What Results to Expect

When you get CX strategy right, the numbers speak clearly. Brands typically see a 27% increase in both average order value and customer lifetime value within the first quarter.

The real signal comes from conversion improvements. Cart recovery rates jump to 55% when you understand the actual reasons customers hesitate. Ad copy written in customer language delivers 40% higher ROAS because it resonates at a frequency that feels familiar, not manufactured.

Most brands assume they know why customers don't buy. The data tells a different story — only 11 out of 100 non-buyers actually cite price as their main concern.

These results compound. Better customer understanding leads to better products, which leads to better retention, which leads to stronger word-of-mouth growth.

Why CX Strategy Matters Now

The old playbook is broken. iOS updates killed attribution. CAC keeps climbing. Your customers are getting harder to reach through traditional channels.

Meanwhile, your competitors are doubling down on the same tired tactics — more surveys, more automated emails, more assumptions about what customers want. This creates a massive opportunity for brands that choose to go direct.

Customer conversations give you signal while everyone else is drowning in noise.

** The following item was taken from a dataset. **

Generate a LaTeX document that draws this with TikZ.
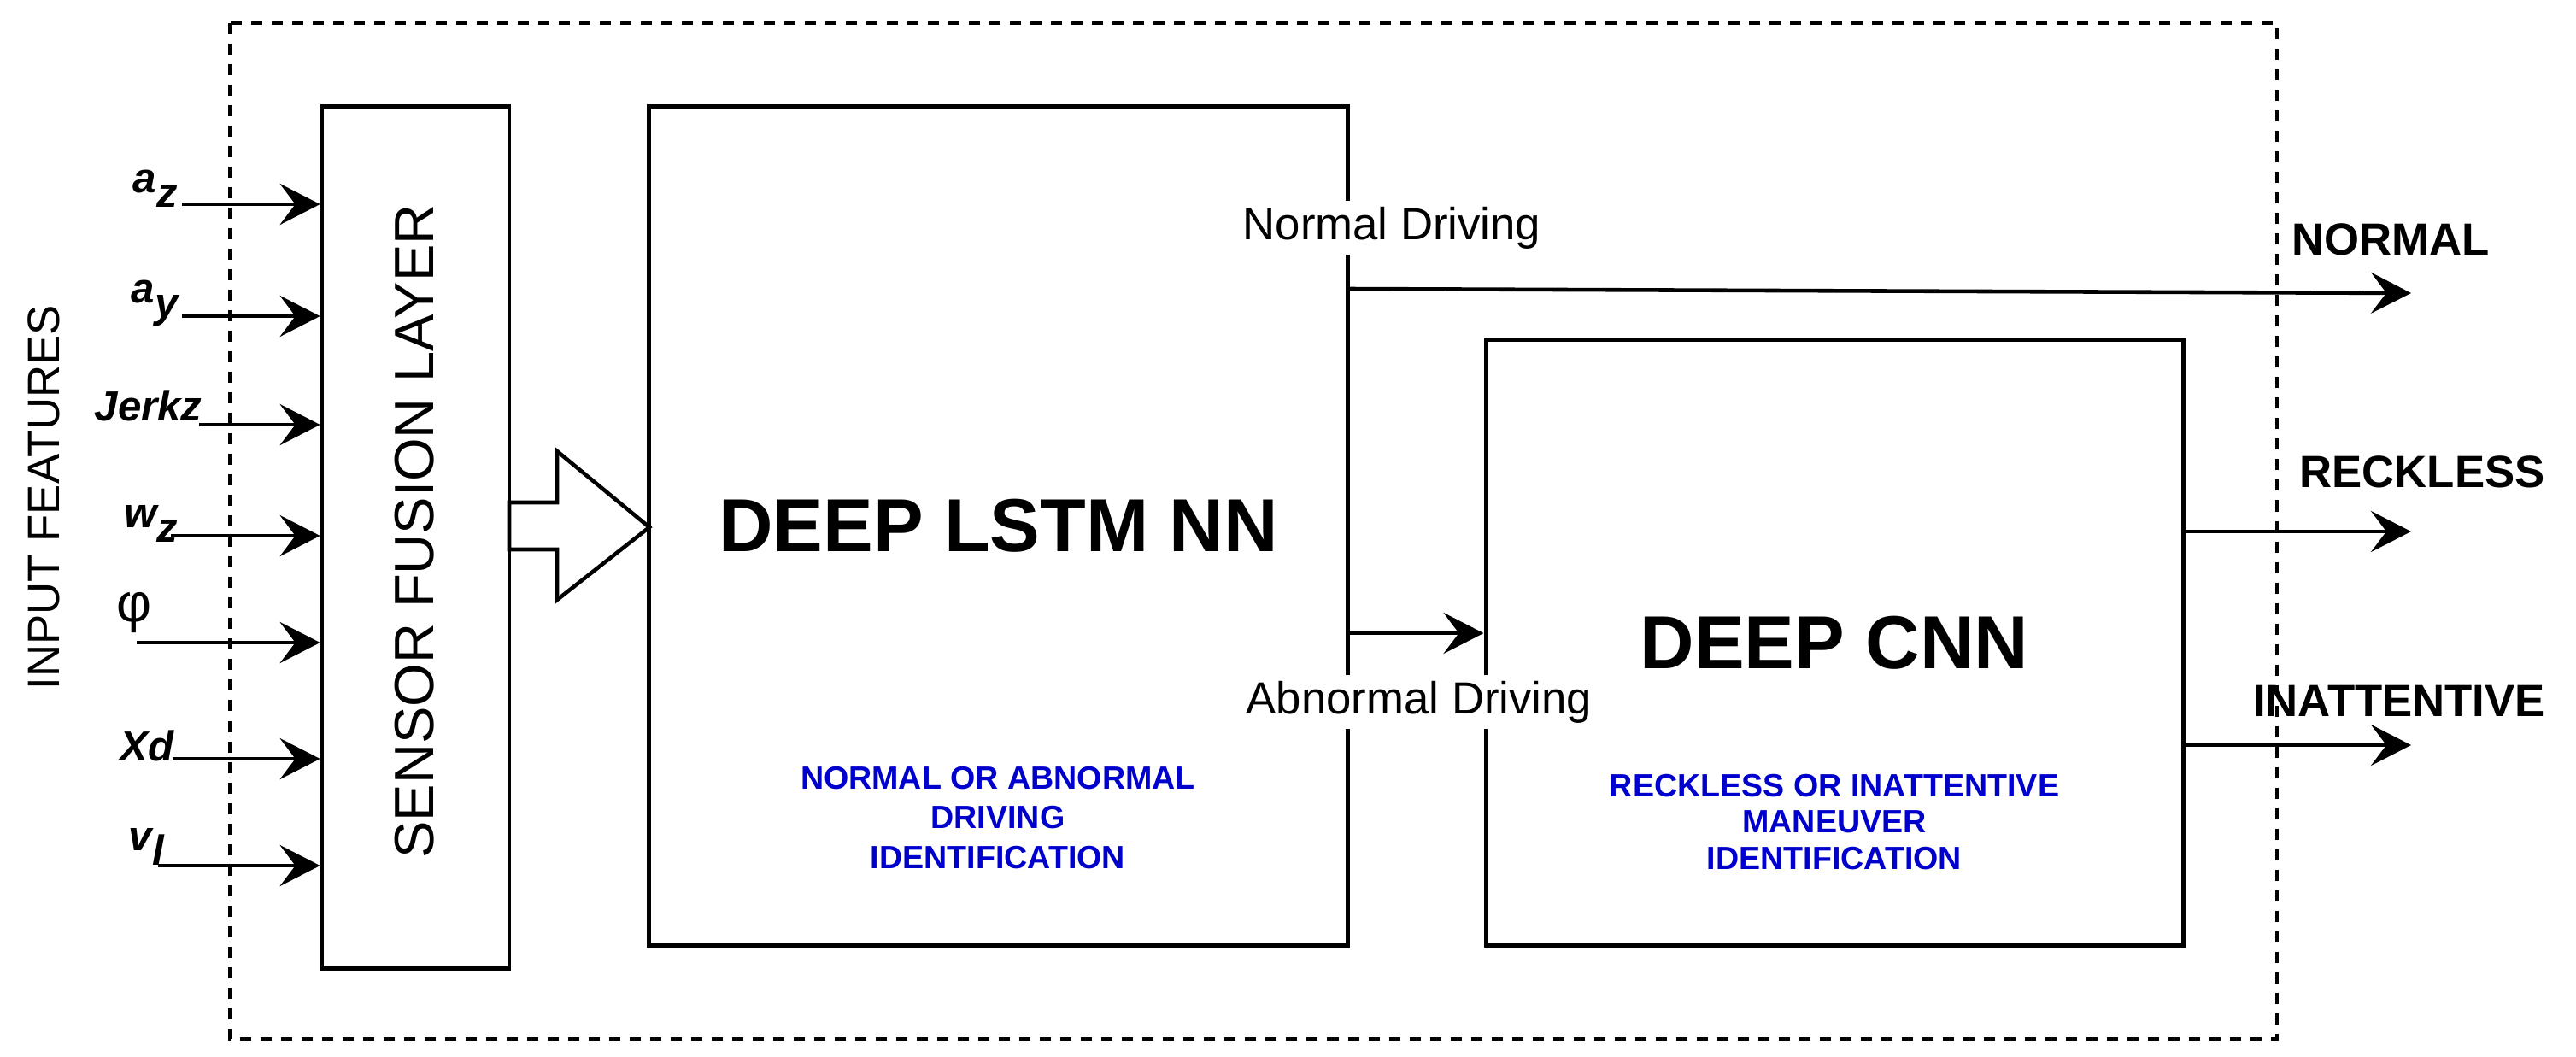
\documentclass[tikz,border=0pt]{standalone}
\usepackage{fontspec}
\setmainfont{Liberation Sans}
\usetikzlibrary{arrows.meta}
\definecolor{lblue}{RGB}{0,0,204}
\newcommand\lsub[1]{\raisebox{-0.35em}{#1}}
\begin{document}
\begin{tikzpicture}[x=0.01cm,y=-0.01cm,
  lw/.style={line width=1.3pt},
  box/.style={draw, lw, rectangle, inner sep=0pt, font=\fontsize{25}{30}\selectfont\bfseries},
  arr/.style={lw, -{Stealth[length=0.47cm,width=0.48cm,inset=0.18cm]}},
  inlabel/.style={inner sep=0pt, anchor=base west, font=\fontsize{14}{16}\selectfont\bfseries\itshape},
  outlabel/.style={inner sep=0pt, anchor=base, font=\fontsize{15}{18}\selectfont\bfseries},
  edgelabel/.style={fill=white, inner sep=2pt, anchor=base, font=\fontsize{15}{18}\selectfont},
  bluenote/.style={text=lblue, align=center, inner sep=0pt},
  framestyle/.style={lw, dash pattern=on 0.13cm off 0.11cm}]
\useasboundingbox (0,0) rectangle (3015,1236);

% outer dashed frame
\draw[framestyle] (269,27) rectangle (2665,1216);

% boxes
\node[box, minimum width=2.19cm, minimum height=10.08cm] (sens) at (486.5,629) {};
\node[rotate=90, inner sep=0pt, font=\fontsize{18.5}{22}\selectfont] (senstxt) at (485,622) {SENSOR FUSION LAYER};
\node[box, minimum width=8.17cm, minimum height=9.81cm] (lstm) at (1168.5,615.5) {DEEP LSTM NN};
\node[box, minimum width=8.16cm, minimum height=7.08cm] (cnn) at (2147,752) {DEEP CNN};

% input features label
\node[rotate=90, inner sep=0pt, font=\fontsize{15}{18}\selectfont] (inf) at (51,582) {INPUT FEATURES};

% input labels
\node[inlabel] (laz) at (155,225) {a\lsub{z}};
\node[inlabel] (lay) at (153,354) {a\lsub{y}};
\node[inlabel] (ljz) at (110,492) {Jerkz};
\node[inlabel] (lwz) at (145,617) {w\lsub{z}};
\node[inner sep=0pt, font=\fontsize{18}{20}\selectfont] (lphi) at (157,717) {φ};
\node[inlabel] (lxd) at (140,890) {Xd};
\node[inlabel] (lvl) at (150,995) {v\lsub{l}};

% input arrows
\coordinate (s1) at (213,239);
\coordinate (s2) at (213,370);
\coordinate (s3) at (233,497);
\coordinate (s4) at (200,627);
\coordinate (s5) at (160,752);
\coordinate (s6) at (202,888);
\coordinate (s7) at (185,1013);
\foreach \s in {s1,s2,s3,s4,s5,s6,s7}
  \draw[arr] (\s) -- (\s -| sens.west);

% block arrow from sensor fusion to LSTM
\draw[lw, fill=white] (596,588) -- (652,588) -- (652,528) -- (760,617)
  -- (652,702) -- (652,643) -- (596,643) -- cycle;

% LSTM outputs
\coordinate (yN) at (0,338);
\coordinate (yA) at (0,741);
\coordinate (oN) at (2822,343);
\coordinate (oR) at (2822,622);
\coordinate (oI) at (2822,872);
\draw[arr] (lstm.east |- yN) -- (oN);
\draw[arr] (lstm.east |- yA) -- (cnn.west |- yA);
\draw[arr] (cnn.east |- oR) -- (oR);
\draw[arr] (cnn.east |- oI) -- (oI);

% edge labels
\node[edgelabel] (nd) at (1629,280) {Normal Driving};
\node[edgelabel] (ad) at (1661,835) {Abnormal Driving};

% output labels
\node[outlabel] (tN) at (2798,298) {NORMAL};
\node[outlabel] (tR) at (2835,570) {RECKLESS};
\node[outlabel] (tI) at (2808,838) {INATTENTIVE};

% blue notes
\node[bluenote, font=\fontsize{10.7}{13.1}\selectfont\bfseries] (bl) at (1168,957) {NORMAL OR ABNORMAL\\DRIVING\\IDENTIFICATION};
\node[bluenote, font=\fontsize{10.7}{12.2}\selectfont\bfseries] (bc) at (2147,962) {RECKLESS OR INATTENTIVE\\MANEUVER\\IDENTIFICATION};
\end{tikzpicture}
\end{document}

When you understand the actual language customers use to describe their problems, you can speak to them in ways that cut through the clutter.

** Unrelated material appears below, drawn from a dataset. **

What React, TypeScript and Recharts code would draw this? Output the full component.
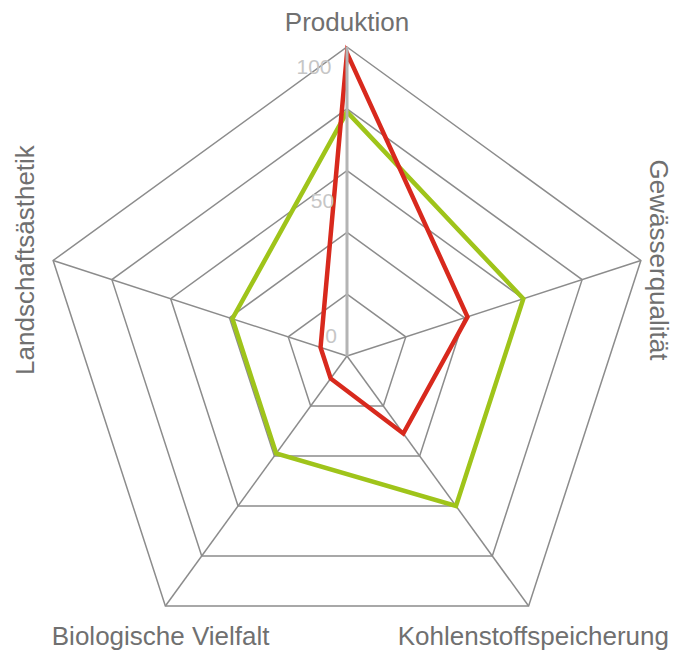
import React from 'react'
import {
  RadarChart,
  Radar,
  PolarGrid,
  PolarAngleAxis,
  PolarRadiusAxis,
} from 'recharts'

// Categories, clockwise from the top
const categories = [
  'Produktion',
  'Gewässerqualität',
  'Kohlenstoffspeicherung',
  'Biologische Vielfalt',
  'Landschaftsästhetik',
]

// Series values (0-100)
const redValues = [98, 41, 31, 9, 9]
const greenValues = [79, 60, 60, 39, 39]

// Grid rings and the visible scale labels
const gridTicks = [0, 20, 40, 60, 80, 100]
const labelTicks = [0, 50, 100]

const data = categories.map((name, i) => ({
  name,
  red: redValues[i],
  green: greenValues[i],
}))

const CX = 347
const CY = 356
const OUTER = 309
const MAX = 100
const FONT = '"Liberation Sans", Arial, Helvetica, sans-serif'

function AngleTick(props: any) {
  const { x, y, payload, index } = props
  const common = { fontFamily: FONT, fontSize: 26, fill: '#707070' }
  if (index === 0) {
    return (
      <text x={x} y={y - 8} textAnchor="middle" {...common}>
        {payload.value}
      </text>
    )
  }
  if (index === 1) {
    return (
      <text
        transform={`translate(${x + 2}, ${y + 2}) rotate(90)`}
        textAnchor="middle"
        {...common}
      >
        {payload.value}
      </text>
    )
  }
  if (index === 4) {
    return (
      <text
        transform={`translate(${x - 12}, ${y + 2}) rotate(-90)`}
        textAnchor="middle"
        {...common}
      >
        {payload.value}
      </text>
    )
  }
  return (
    <text x={x} y={y + 33} textAnchor="middle" {...common}>
      {payload.value}
    </text>
  )
}

function RadiusLabel(props: any) {
  const { x, y, payload } = props
  const t = payload.value / MAX
  const lx = x - 16 - 17 * t
  const ly = CY + (y - CY) * 0.87 - 21
  return (
    <text
      x={lx}
      y={ly}
      textAnchor="middle"
      dominantBaseline="central"
      fontFamily={FONT}
      fontSize={21}
      fill="#c6c6c6"
    >
      {payload.value}
    </text>
  )
}

export default function App() {
  return (
    <div style={{ position: 'absolute', left: 0, top: 0, background: '#fff' }}>
      <RadarChart
        width={673}
        height={657}
        cx={CX}
        cy={CY}
        outerRadius={OUTER}
        data={data}
        margin={{ top: 0, right: 0, bottom: 0, left: 0 }}
      >
        <PolarGrid
          gridType="polygon"
          polarRadius={gridTicks.map((v) => (v / MAX) * OUTER)}
          stroke="#8c8c8c"
          strokeWidth={1.5}
        />
        <PolarAngleAxis
          dataKey="name"
          tick={<AngleTick />}
          tickLine={false}
          axisLine={false}
        />
        <PolarRadiusAxis
          angle={90}
          type="number"
          domain={[0, MAX]}
          ticks={labelTicks}
          tick={<RadiusLabel />}
          tickLine={false}
          axisLine={{ stroke: '#b4b4b4', strokeWidth: 3 }}
        />
        <Radar
          dataKey="green"
          stroke="#9fc41a"
          strokeWidth={4.5}
          fill="none"
          fillOpacity={0}
          dot={false}
          isAnimationActive={false}
        />
        <Radar
          dataKey="red"
          stroke="#d8291d"
          strokeWidth={4.5}
          fill="none"
          fillOpacity={0}
          dot={false}
          isAnimationActive={false}
        />
      </RadarChart>
    </div>
  )
}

The brands winning right now aren't the ones with the biggest ad budgets — they're the ones who understand their customers at the deepest level.

Step 2: Build the Foundation

Start with your existing customer base. Pull a list of recent buyers and non-buyers from the past 90 days. You want equal representation from both groups to understand the full spectrum of customer behavior.

Design your conversation framework around three core questions: What almost stopped you from buying? What convinced you to complete the purchase? What would make this experience even better?

Train your team (or partner with specialists) to conduct these calls properly. The 30-40% connect rate depends on timing, approach, and genuine curiosity about customer experiences. This isn't a sales call — it's intelligence gathering.

Set up systems to capture insights immediately. Customer language is perishable. The exact phrases they use to describe problems or benefits need to be recorded and categorized while they're fresh.

Step 3: Implement and Measure

Take the language patterns you've discovered and test them across your customer touchpoints. Replace generic benefit statements with the actual words customers use to describe transformation.

Update your product pages with real objection-handling copy based on what you heard in conversations. Most brands guess at customer concerns. You'll have the actual roadblocks documented.

Measure everything at the micro level first. Track email open rates when you change subject lines to customer language. Monitor conversion rates on product pages with updated copy. Watch how customer service tickets change when you proactively address real concerns.

The feedback loop should be continuous. New conversations reveal new insights. Customer language evolves. What resonated three months ago might feel stale today.

Step 4: Scale What Works

Once you've proven the framework with a small segment, expand systematically. Scale the conversation program to reach more customers across different cohorts and purchase stages.

Build customer intelligence into every department. Product development should hear directly from users about feature requests. Marketing should understand the emotional triggers that drive purchases. Customer service should know the real reasons people reach out.

Create a regular rhythm of customer conversations — monthly for high-growth periods, quarterly as a minimum. Customer behavior shifts constantly. Your understanding needs to shift with it.

The ultimate goal is turning customer voice into competitive advantage. When you understand your customers better than anyone else in your market, you can serve them better than anyone else. That's how $1M brands become $10M brands.